Skipping all pictures, set down the lines of the listing from the first through the one with "import numpy as np".

- - - - -

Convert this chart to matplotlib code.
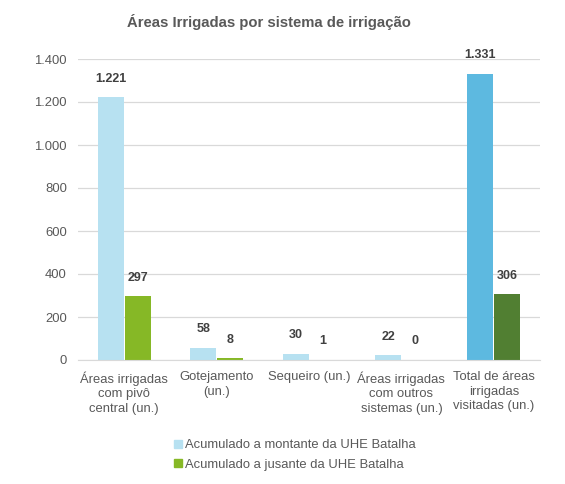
import matplotlib
matplotlib.use("Agg")
import matplotlib.pyplot as plt
import numpy as np

categories = ["Áreas irrigadas\ncom pivô\ncentral (un.)", "Gotejamento\n(un.)", "Sequeiro (un.)",
              "Áreas irrigadas\ncom outros\nsistemas (un.)", "Total de áreas\nirrigadas\nvisitadas (un.)"]
montante = [1221, 58, 30, 22, 1331]
jusante = [297, 8, 1, 0, 306]
labels_montante = ["1.221", "58", "30", "22", "1.331"]
labels_jusante = ["297", "8", "1", "0", "306"]
yticks = [0, 200, 400, 600, 800, 1000, 1200, 1400]
ytick_labels = ["0", "200", "400", "600", "800", "1.000", "1.200", "1.400"]
series_names = ["Acumulado a montante da UHE Batalha", "Acumulado a jusante da UHE Batalha"]

plt.rcParams['font.family'] = ['Liberation Sans', 'DejaVu Sans']
txt = '#595959'

fig = plt.figure(figsize=(5.65, 4.84), dpi=100)
ax = fig.add_axes([78/565, 1 - 360/484, (540-78)/565, (360-59)/484])

x = np.arange(len(categories))
w = 0.28
c_m = ['#B7E1F1'] * 4 + ['#5DB9E0']
c_j = ['#86B826'] * 4 + ['#517F32']
b1 = ax.bar(x - w/2 - 0.005, montante, w, color=c_m, label=series_names[0])
b2 = ax.bar(x + w/2 + 0.005, jusante, w, color=c_j, label=series_names[1])

for bars, labs in ((b1, labels_montante), (b2, labels_jusante)):
    for r, l in zip(bars, labs):
        ax.annotate(l, (r.get_x() + r.get_width()/2, r.get_height()), xytext=(0, 9),
                    textcoords='offset points', ha='center', va='bottom',
                    fontsize=9, fontweight='bold', color='#404040')

ax.set_xlim(-0.5, len(categories) - 0.5)
ax.set_ylim(0, 1400)
ax.set_yticks(yticks)
ax.set_yticklabels(ytick_labels)
ax.set_xticks(x)
ax.set_xticklabels(categories, linespacing=1.28)
ax.tick_params(axis='both', length=0, labelsize=9.4, labelcolor=txt)
ax.tick_params(axis='x', pad=8)
ax.tick_params(axis='y', pad=8)
ax.grid(axis='y', color='#D9D9D9', linewidth=0.9)
ax.set_axisbelow(True)
for s in ['top', 'right', 'left']:
    ax.spines[s].set_visible(False)
ax.spines['bottom'].set_color('#D9D9D9')

fig.text(0.476, 1 - 22/484, "Áreas Irrigadas por sistema de irrigação", ha='center', va='center',
         fontsize=10.7, fontweight='bold', color=txt)

leg = fig.legend(handles=[b1[0], b2[0]], labels=series_names, loc='center',
                 bbox_to_anchor=(0.522, 1 - 455/484), ncol=1, frameon=False, fontsize=9.4,
                 handlelength=0.6, handleheight=0.6, handletextpad=0.25, labelspacing=0.55)
for t in leg.get_texts():
    t.set_color(txt)
leg.legend_handles[0].set_color('#B7E1F1')
leg.legend_handles[1].set_color('#86B826')

fig.savefig("out.png", dpi=100)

- - - - -

_Exercise solution_
Convert this chart to matplotlib code.
import matplotlib
matplotlib.use("Agg")
import matplotlib.pyplot as plt
import numpy as np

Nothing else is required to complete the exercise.